**Aim**
Leave out the pictures and reproduce all of the data exactly.
==*==
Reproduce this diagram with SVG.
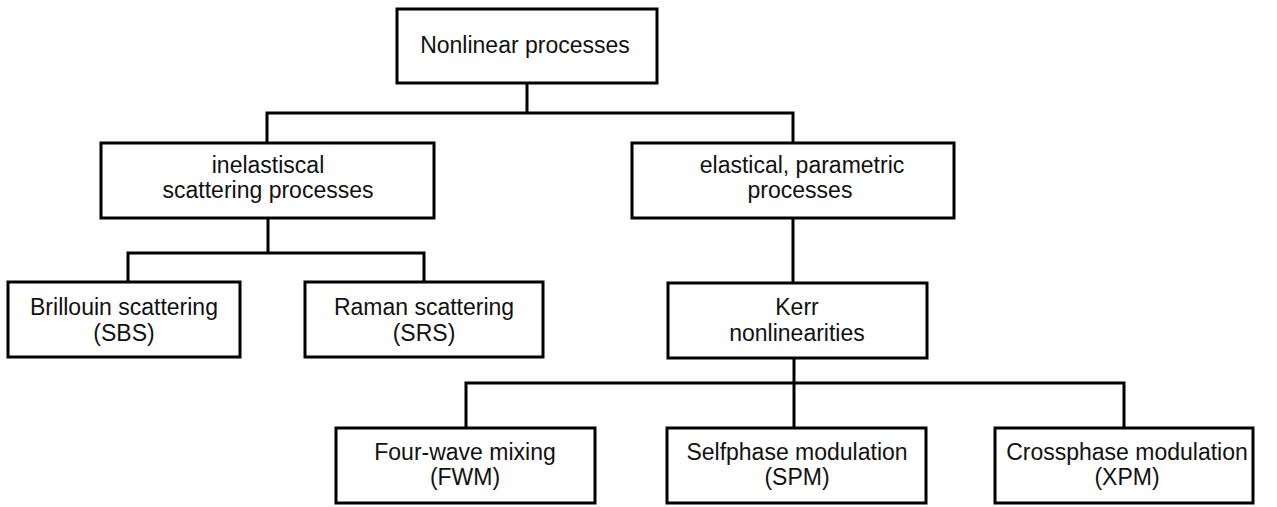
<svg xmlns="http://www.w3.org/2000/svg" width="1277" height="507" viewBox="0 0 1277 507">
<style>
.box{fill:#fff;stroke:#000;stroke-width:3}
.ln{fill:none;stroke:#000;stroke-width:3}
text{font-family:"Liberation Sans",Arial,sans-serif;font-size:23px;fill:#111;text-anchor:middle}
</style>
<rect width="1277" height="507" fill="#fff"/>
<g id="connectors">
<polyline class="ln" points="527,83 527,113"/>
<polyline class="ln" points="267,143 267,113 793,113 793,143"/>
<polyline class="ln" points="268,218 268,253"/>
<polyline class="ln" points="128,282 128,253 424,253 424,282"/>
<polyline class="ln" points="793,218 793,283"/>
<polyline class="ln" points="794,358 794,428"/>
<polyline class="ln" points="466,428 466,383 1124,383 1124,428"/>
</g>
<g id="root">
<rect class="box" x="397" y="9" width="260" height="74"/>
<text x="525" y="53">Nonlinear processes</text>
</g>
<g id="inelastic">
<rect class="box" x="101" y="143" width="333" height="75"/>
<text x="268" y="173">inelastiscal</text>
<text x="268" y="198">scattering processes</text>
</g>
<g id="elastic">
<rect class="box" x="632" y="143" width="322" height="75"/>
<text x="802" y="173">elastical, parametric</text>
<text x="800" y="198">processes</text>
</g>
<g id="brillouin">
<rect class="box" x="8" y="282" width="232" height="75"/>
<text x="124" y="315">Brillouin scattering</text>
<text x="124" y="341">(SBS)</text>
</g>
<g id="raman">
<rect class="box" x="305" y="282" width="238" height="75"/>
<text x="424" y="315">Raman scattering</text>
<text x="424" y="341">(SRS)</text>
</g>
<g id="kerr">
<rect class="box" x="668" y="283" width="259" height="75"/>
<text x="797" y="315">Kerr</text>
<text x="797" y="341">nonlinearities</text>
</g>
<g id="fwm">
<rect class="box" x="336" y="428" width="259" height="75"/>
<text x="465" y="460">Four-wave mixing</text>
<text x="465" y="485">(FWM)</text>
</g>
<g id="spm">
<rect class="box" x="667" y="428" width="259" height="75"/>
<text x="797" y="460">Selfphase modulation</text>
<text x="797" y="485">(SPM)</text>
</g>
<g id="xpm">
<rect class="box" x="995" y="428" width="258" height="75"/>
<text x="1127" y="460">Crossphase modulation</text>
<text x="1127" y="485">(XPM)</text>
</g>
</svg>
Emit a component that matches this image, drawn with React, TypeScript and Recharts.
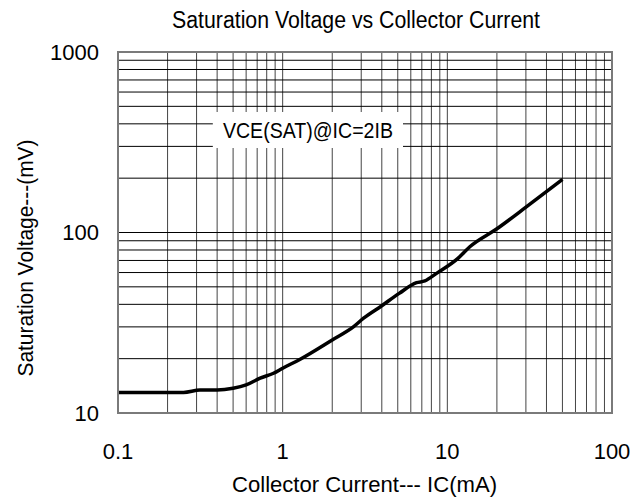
==*==
**Answer to the problem**
Reproduce this diagram with SVG.
<svg xmlns="http://www.w3.org/2000/svg" width="1277" height="507" viewBox="0 0 1277 507">
<style>
.box{fill:#fff;stroke:#000;stroke-width:3}
.ln{fill:none;stroke:#000;stroke-width:3}
text{font-family:"Liberation Sans",Arial,sans-serif;font-size:23px;fill:#111;text-anchor:middle}
</style>
<rect width="1277" height="507" fill="#fff"/>
<g id="connectors">
<polyline class="ln" points="527,83 527,113"/>
<polyline class="ln" points="267,143 267,113 793,113 793,143"/>
<polyline class="ln" points="268,218 268,253"/>
<polyline class="ln" points="128,282 128,253 424,253 424,282"/>
<polyline class="ln" points="793,218 793,283"/>
<polyline class="ln" points="794,358 794,428"/>
<polyline class="ln" points="466,428 466,383 1124,383 1124,428"/>
</g>
<g id="root">
<rect class="box" x="397" y="9" width="260" height="74"/>
<text x="525" y="53">Nonlinear processes</text>
</g>
<g id="inelastic">
<rect class="box" x="101" y="143" width="333" height="75"/>
<text x="268" y="173">inelastiscal</text>
<text x="268" y="198">scattering processes</text>
</g>
<g id="elastic">
<rect class="box" x="632" y="143" width="322" height="75"/>
<text x="802" y="173">elastical, parametric</text>
<text x="800" y="198">processes</text>
</g>
<g id="brillouin">
<rect class="box" x="8" y="282" width="232" height="75"/>
<text x="124" y="315">Brillouin scattering</text>
<text x="124" y="341">(SBS)</text>
</g>
<g id="raman">
<rect class="box" x="305" y="282" width="238" height="75"/>
<text x="424" y="315">Raman scattering</text>
<text x="424" y="341">(SRS)</text>
</g>
<g id="kerr">
<rect class="box" x="668" y="283" width="259" height="75"/>
<text x="797" y="315">Kerr</text>
<text x="797" y="341">nonlinearities</text>
</g>
<g id="fwm">
<rect class="box" x="336" y="428" width="259" height="75"/>
<text x="465" y="460">Four-wave mixing</text>
<text x="465" y="485">(FWM)</text>
</g>
<g id="spm">
<rect class="box" x="667" y="428" width="259" height="75"/>
<text x="797" y="460">Selfphase modulation</text>
<text x="797" y="485">(SPM)</text>
</g>
<g id="xpm">
<rect class="box" x="995" y="428" width="258" height="75"/>
<text x="1127" y="460">Crossphase modulation</text>
<text x="1127" y="485">(XPM)</text>
</g>
</svg>
Emit a component that matches this image, drawn with React, TypeScript and Recharts.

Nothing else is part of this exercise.